Tracial states on groupoid $C^{\ast }$-algebras and essential freeness

Abstract

Let $\mathcal{G}$ be a locally compact Hausdorff étale groupoid. We call a tracial state $\tau$ on a general groupoid $C^{\ast }$-algebra $C_{\nu }^{\ast }(\mathcal{G})$ canonical if $\tau =\tau {|}_{C_0({\mathcal{G}}^{(0)})}\circ E$, where $E:C_{\nu }^{\ast }(\mathcal{G})\to C_0({\mathcal{G}}^{(0)})$ is the canonical conditional expectation. In this paper, we consider so-called fixed point traces on $C_c(\mathcal{G})$, and prove that $\mathcal{G}$ is essentially free if and only if any tracial state on $C_{\nu }^{\ast }(\mathcal{G})$ is canonical and any fixed point trace is extendable to $C_{\nu }^{\ast }(\mathcal{G})$.
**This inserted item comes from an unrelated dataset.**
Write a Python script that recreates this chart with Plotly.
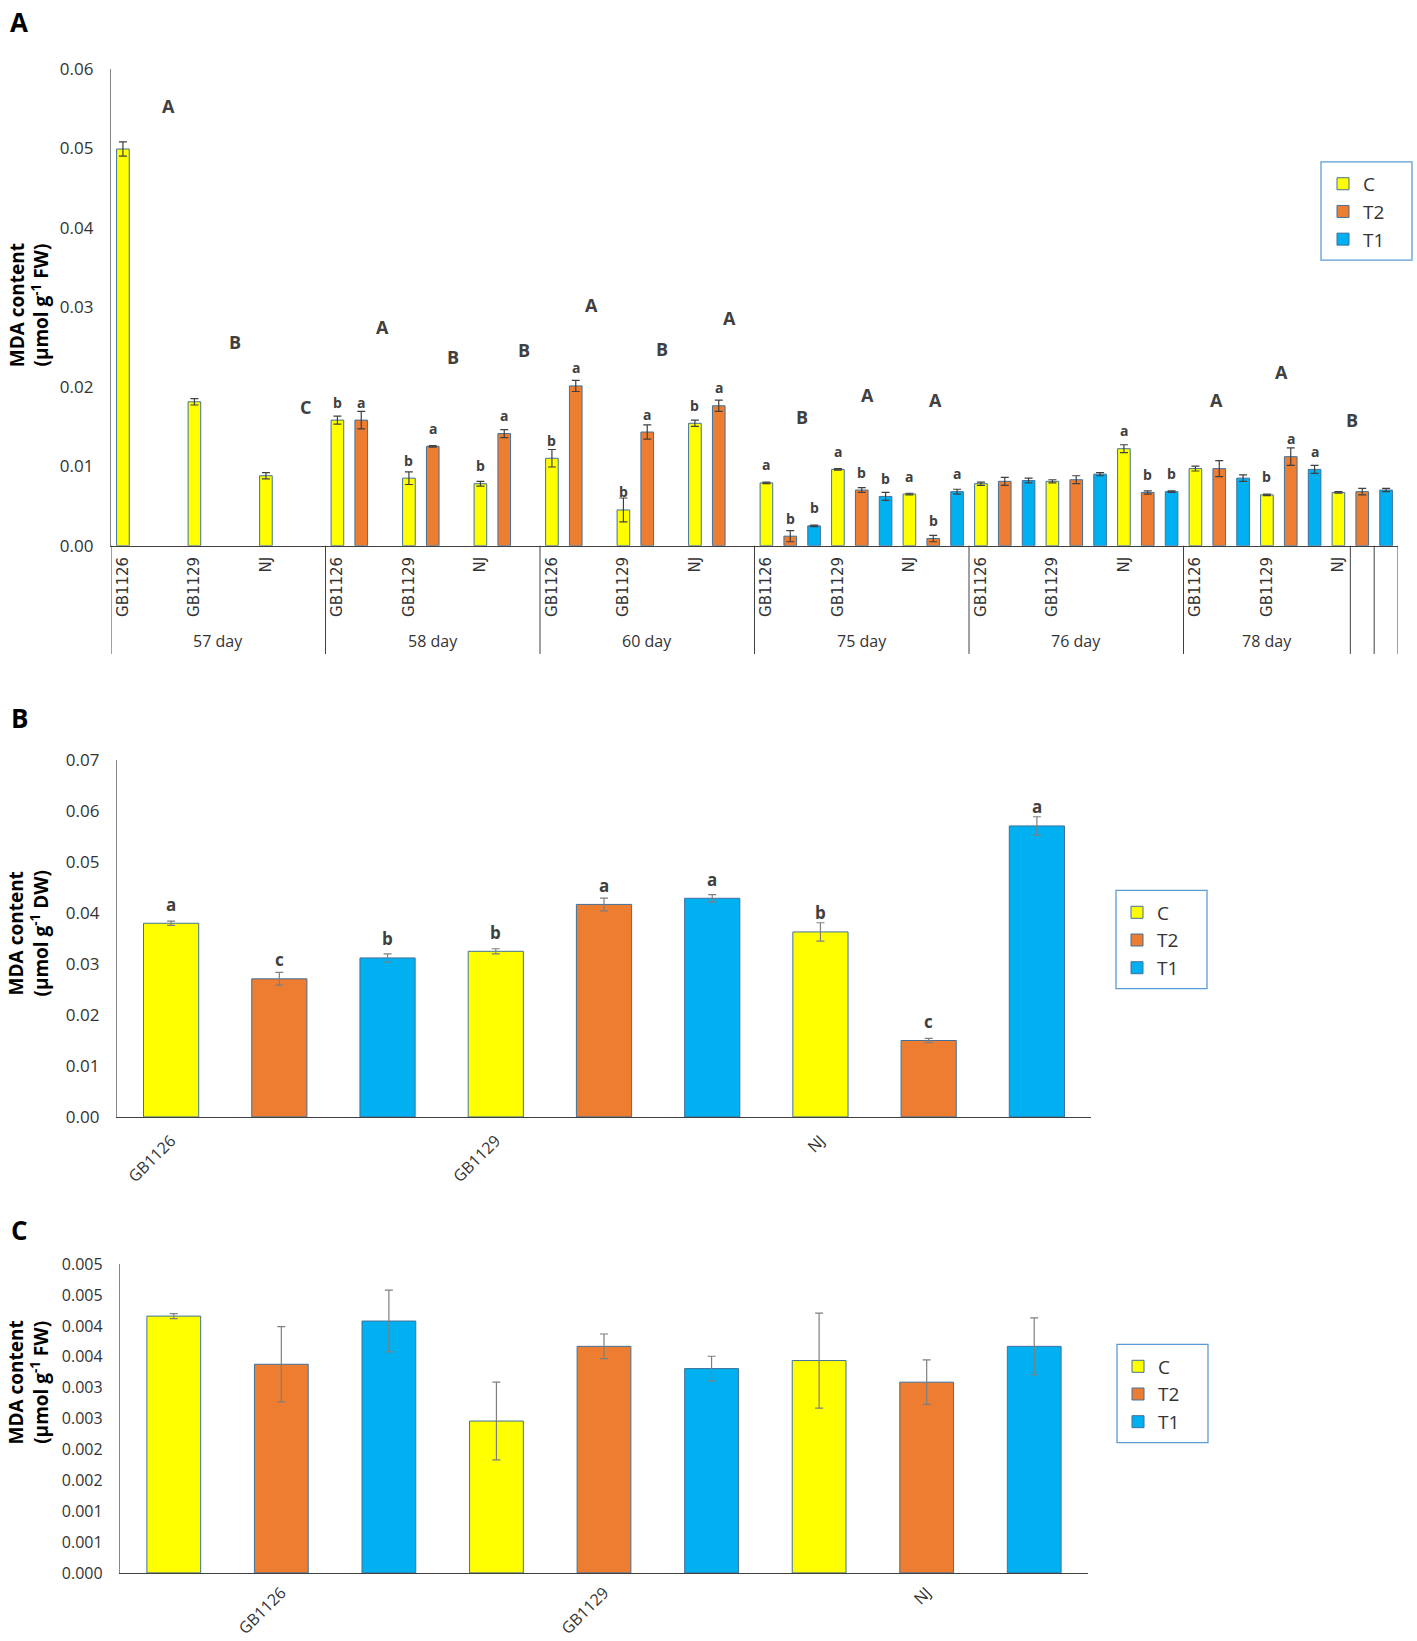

As applications, we obtain the following: (1) a group action is essentially free if every tracial state on the reduced crossed product is canonical and every isotropy group is amenable; (2) if the groupoid $\mathcal{G}$ is second-countable, amenable and essentially free then every (not necessarily faithful) tracial state on the reduced groupoid $C^{\ast }$-algebra is quasidiagonal.